The court argued that Florida’s rules enhancing drop box security were unconstitutional. 

The court ruled that continuous monitoring of drop boxes whenever they are accessible to the public and limiting their availability to certain hours to ease the burden on election officials constitute “intentional race discrimination.” To arrive at that conclusion the court took a long and winding path—288 pages long to be precise—beginning with Florida’s “grotesque history of racial discrimination” in the 1800s and ending with a philosophical examination of the socioeconomic disparity plaguing Florida, at least in the eyes of the plaintiff’s “expert” witnesses. 

One of the most scathing examples of historical racism offered by the court was the legislature’s effort in 2018 to require felons to pay off all fines they owe to the state before their voting rights could be restored. Since this requirement impacted black felons more than white felons according to the court, it constituted evidence of a racist intent on the part of the legislature. 

Reasonable people can strongly disagree with the court’s finding, believing that requiring all felons regardless of their race to pay their fines before regaining their eligibility to vote has nothing to do with race, and is no different than requiring them to serve their full sentence.
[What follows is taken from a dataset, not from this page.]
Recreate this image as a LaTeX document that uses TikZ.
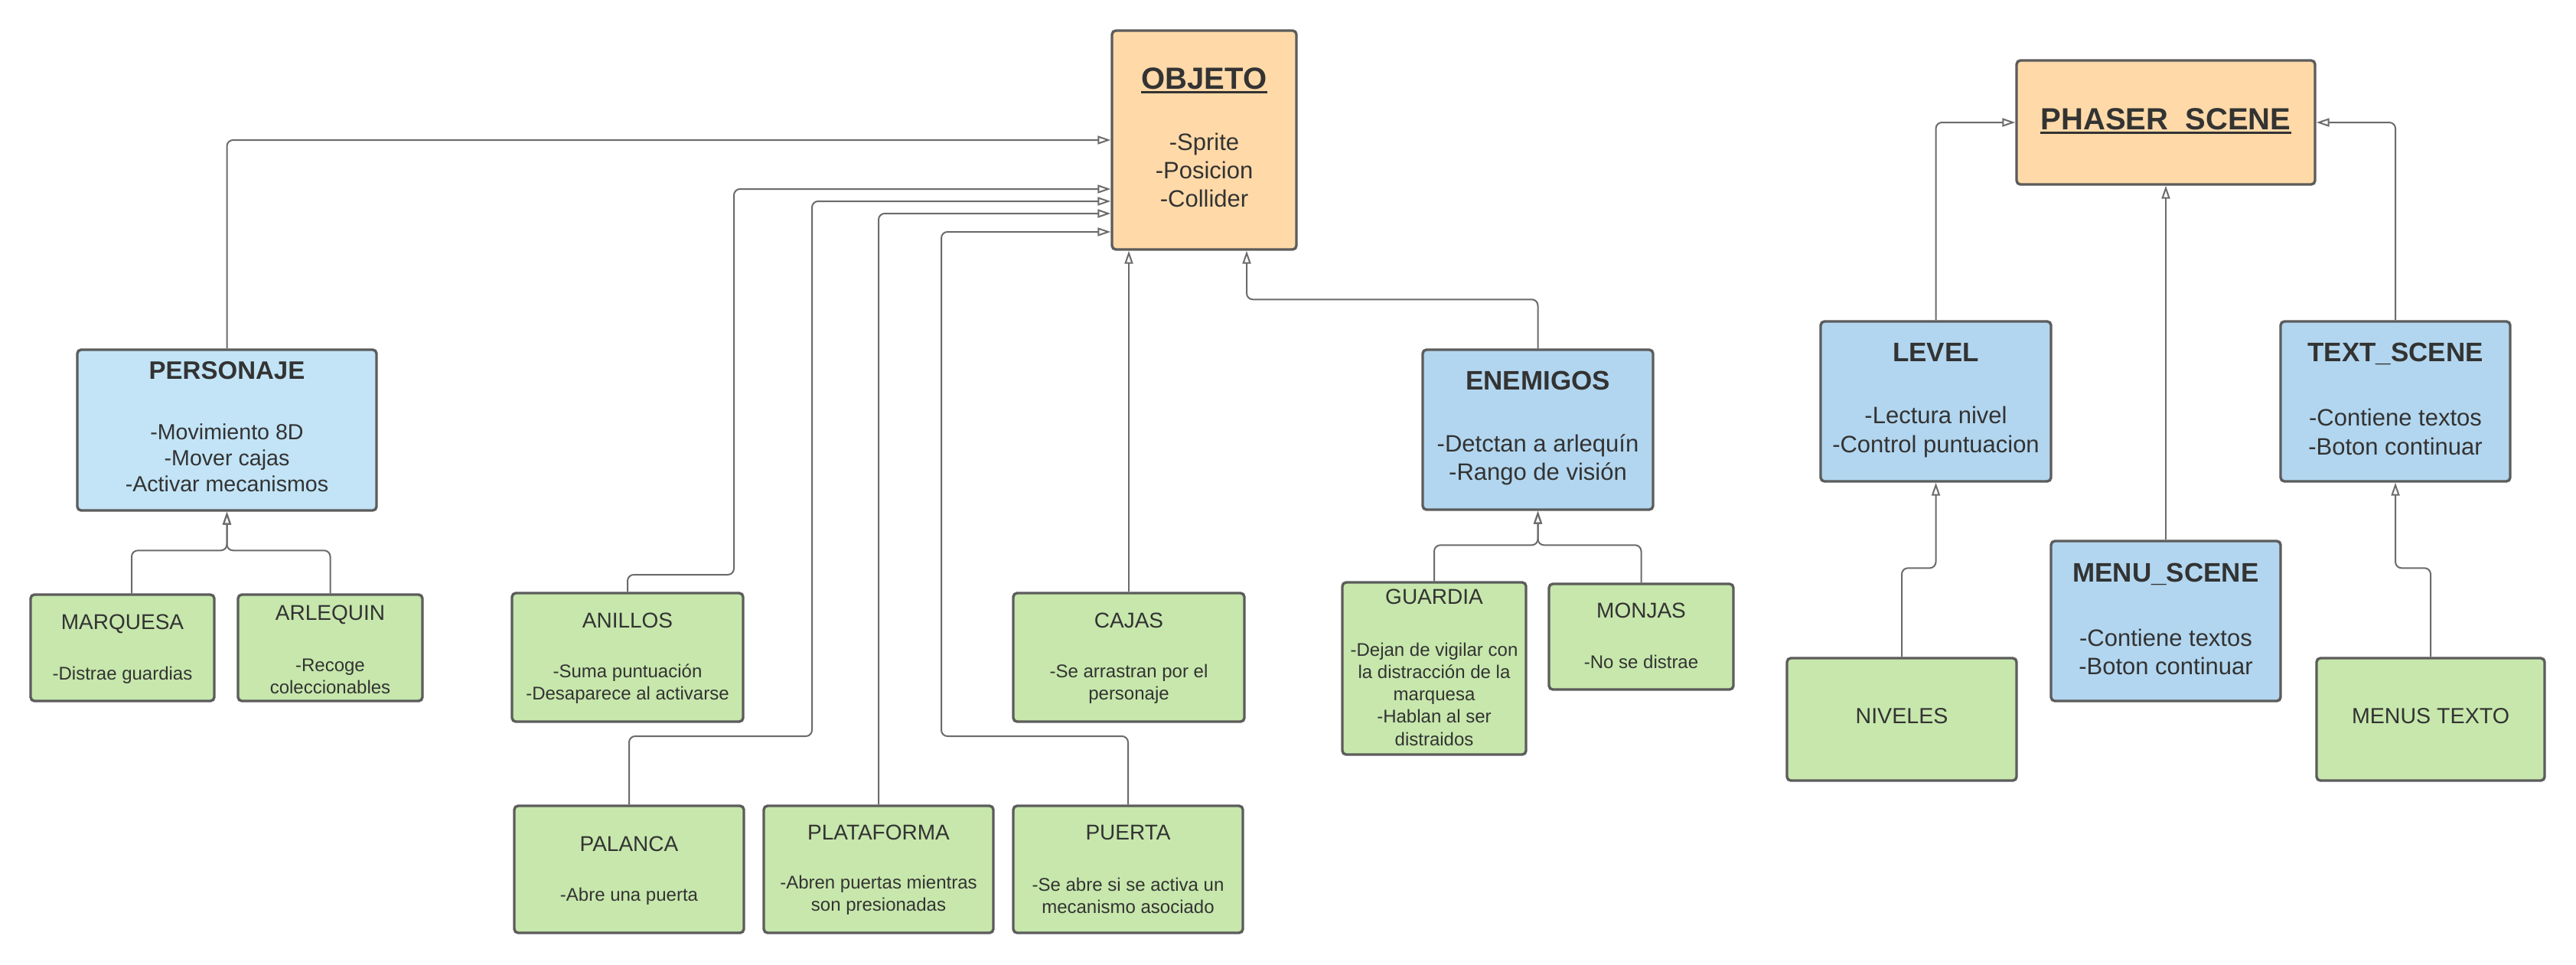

But the court found an “indisputable pattern” of racial discrimination in this commonsense reform.

The court ruled that requiring third-party voter registration groups to deliver registration applications to certain locations in a defined timeframe and to provide voters with a warning before collecting a registration application were unconstitutional.
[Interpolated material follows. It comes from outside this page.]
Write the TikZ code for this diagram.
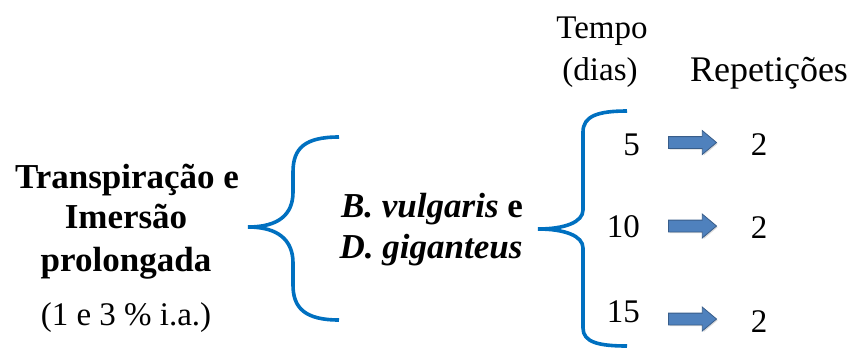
\documentclass[tikz,border=0pt]{standalone}
\usepackage{fontspec}
\setmainfont{Liberation Serif}
\usetikzlibrary{arrows.meta, positioning, shapes.arrows, shadows}
\definecolor{braceblue}{RGB}{0,112,192}
\definecolor{arrfill}{RGB}{79,129,189}
\definecolor{arrdraw}{RGB}{56,93,138}

\begin{document}
\begin{tikzpicture}[
    x=1pt, y=-1pt,
    txt/.style={font=\fontsize{33}{38}\selectfont, inner sep=0pt, anchor=base},
    bold/.style={txt, font=\fontsize{35}{40}\selectfont\bfseries},
    brace/.style={draw=braceblue, line width=3.6pt},
    blockarr/.style={single arrow, draw=arrdraw, fill=arrfill, line width=0.8pt,
                     minimum height=48pt, minimum width=23pt, inner xsep=0pt, inner ysep=5.5pt,
                     single arrow head extend=6pt, single arrow tip angle=80,
                     drop shadow={shadow xshift=1.2pt, shadow yshift=-1.2pt, opacity=0.3}}
]
\useasboundingbox (0,0) rectangle (855,349);

% treatment
\node[bold] (trat1) at (127,188) {Transpiração e};
\node[bold] (trat2) at (126,228) {Imersão};
\node[bold] (trat3) at (126,271) {prolongada};
\node[txt]  (dose)  at (126,325) {(1 e 3 \% i.a.)};

% species
\node[bold] (sp1) at (432,217) {\itshape B. vulgaris\upshape{} e};
\node[bold] (sp2) at (431,258) {\itshape D. giganteus};

% headers
\node[txt] (tempo) at (602,38) {Tempo};
\node[txt] (dias)  at (600,80) {(dias)};
\node[txt, font=\fontsize{36}{40}\selectfont] (rep) at (769,81) {Repetições};

% braces
\coordinate (b1top) at (339,137);
\coordinate (b1tip) at (248,227);
\coordinate (b1bot) at (339,320);
\draw[brace] (b1top) .. controls (305,137) and (293,148) .. (293,172) -- (293,192)
    .. controls (293,215) and (278,227) .. (b1tip)
    .. controls (278,227) and (293,240) .. (293,263) -- (293,285)
    .. controls (293,308) and (305,320) .. (b1bot);

\coordinate (b2top) at (627,111);
\coordinate (b2tip) at (538,229);
\coordinate (b2bot) at (627,346);
\draw[brace] (b2top) .. controls (598,111) and (583,116) .. (583,132) -- (583,210)
    .. controls (583,222) and (565,229) .. (b2tip)
    .. controls (565,229) and (583,236) .. (583,248) -- (583,328)
    .. controls (583,342) and (598,346) .. (b2bot);

% days -> repetitions
\node[txt, anchor=base east] (d5)  at (640,155) {5};
\node[txt, anchor=base east] (d10) at (640,237) {10};
\node[txt, anchor=base east] (d15) at (640,322) {15};

\node[blockarr] (a5)  at (689,142.5) {};
\node[blockarr] (a10) at (689,226) {};
\node[blockarr] (a15) at (689,319) {};

\node[txt] (r5)  at (759,155) {2};
\node[txt] (r10) at (759,238) {2};
\node[txt] (r15) at (759,332) {2};
\end{tikzpicture}
\end{document}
Finding that these third-party groups register a much higher percentage of minority voters than they do white voters, the court concluded that placing rules on these groups would unfairly impact minority voters. But this requirement wouldn’t inhibit groups from helping voters at all, no matter what their race happens to be. 

Instead, it would merely require that these groups provide voters with some basic information about who they are so that voters can be better informed and require the groups to deliver registrations to the state at a time and place that would promote efficiency and ease the burden on local election officials. Reasonable people can conclude that if greater disclosure requirements cause voters to trust these groups less than they otherwise would then the problem might not be the disclaimer rule requirement, but rather the groups themselves.

The court ruled that prohibiting activity with the intent to influence voters inside a polling place or within 150 feet of a drop box or the entrance to any polling place was unconstitutional.

According to the court, this would discourage people from handing out food and water to voters waiting in line, and this would have a disparate impact on black voters. 

However, this finding ignores reality and the plain language of the statute itself. Nothing in the law would discourage honest people from engaging in “line-warming” activity, and the law’s requirement that there be an “intent” to improperly influence a voter would keep innocent people who “accidently” influence a voter while providing them with free food and other handouts from running afoul of the law. Voters standing in line waiting to cast their vote should find a protective bubble around polling places where they can be free from harassment as they wait their turn to vote. This rule would help provide that protection in a reasonable and fair way, while still allowing voters to receive the free food and water these groups so desperately yearn to provide.

BOTTOM LINE

All three of these findings are wrong and run afoul of the governing precedent of the Eleventh Circuit, where this decision is being appealed, and ultimately, where it will be overturned. 

In the end, the court’s findings create a legal presumption that any time Republicans pass commonsense election rules that make it harder to cheat, they are invariably discriminatory, but if Democrats do the same, they are not. Such a legal presumption, though certainly beneficial to the Left, could never survive judicial review. This ruling is sure to be reversed.